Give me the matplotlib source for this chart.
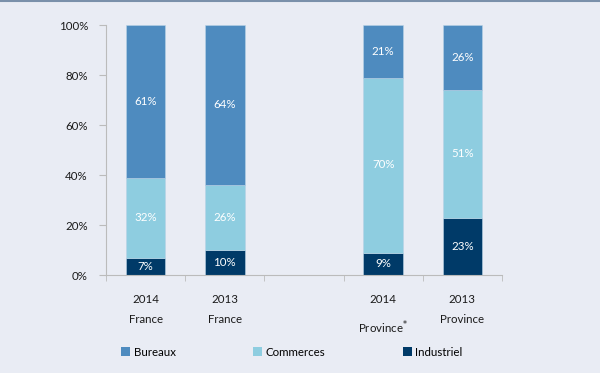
import matplotlib
matplotlib.use("Agg")
import matplotlib.pyplot as plt
from matplotlib.patches import Patch
import numpy as np

categories = ["2014\nFrance", "2013\nFrance", "", "2014\nProvince$^{*}$", "2013\nProvince"]
industriel = [7, 10, None, 9, 23]
commerces = [32, 26, None, 70, 51]
bureaux = [61, 64, None, 21, 26]
series_names = ["Bureaux", "Commerces", "Industriel"]
yticks = [0, 20, 40, 60, 80, 100]

c_bur = "#4E8BBF"
c_com = "#8ECDE0"
c_ind = "#003A68"
bg = "#E9ECF4"
fs = 8.3

plt.rcParams['font.family'] = ['Lato', 'DejaVu Sans']

fig = plt.figure(figsize=(6, 3.73), dpi=100, facecolor=bg)
ax = fig.add_axes([106/600, 1-275/373, 396/600, 250/373])
ax.set_facecolor(bg)

x = np.arange(len(categories))
w = 0.5
for i in range(len(categories)):
    if industriel[i] is None:
        continue
    vals = [industriel[i], commerces[i], bureaux[i]]
    cols = [c_ind, c_com, c_bur]
    bottom = 0
    for v, c in zip(vals, cols):
        ax.bar(x[i], v, w, bottom=bottom, color=c, edgecolor="#B9D3E6", linewidth=0.4)
        ax.text(x[i], bottom + v/2, f"{v}%", ha="center", va="center",
                color="white", fontsize=fs)
        bottom += v

ax.set_xlim(-0.5, len(categories)-0.5)
ax.set_ylim(0, 100)
ax.set_yticks(yticks)
ax.set_yticklabels([f"{t}%" for t in yticks])
ax.set_xticks(x)
ax.set_xticklabels(categories, linespacing=2.0)
ax.tick_params(axis='both', labelsize=fs, labelcolor="#1A1A1A")
ax.tick_params(axis='x', length=0, pad=14)
ax.set_xticks(np.arange(-0.5, len(categories)), minor=True)
ax.tick_params(axis='x', which='minor', length=4, color="#BBBBBB", direction='out')
ax.tick_params(axis='y', length=5, color="#BBBBBB", direction='out', pad=8)
for s in ["top", "right"]:
    ax.spines[s].set_visible(False)
ax.spines["left"].set_color("#BBBBBB")
ax.spines["bottom"].set_color("#BBBBBB")

handles = [Patch(facecolor=c_bur), Patch(facecolor=c_com), Patch(facecolor=c_ind)]
fig.legend(handles, series_names, loc="center left", bbox_to_anchor=(121/600, 1-352/373),
           ncol=3, frameon=False, fontsize=fs, handlelength=0.8, handleheight=0.8,
           handletextpad=0.3, columnspacing=6.7, borderaxespad=0, borderpad=0)

fig.add_artist(plt.Line2D([0, 1], [0.998, 0.998], color="#7A90AA", linewidth=1.5,
                          transform=fig.transFigure))

fig.savefig("out.png", dpi=100, facecolor=bg)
= = =
◆ **Stated goal**:
Reproduce only the lines from the beginning of the data through the line that contains "import numpy as np", both included, and please drop the pictures.

◆ **Written solution**:
Give me the matplotlib source for this chart.
import matplotlib
matplotlib.use("Agg")
import matplotlib.pyplot as plt
from matplotlib.patches import Patch
import numpy as np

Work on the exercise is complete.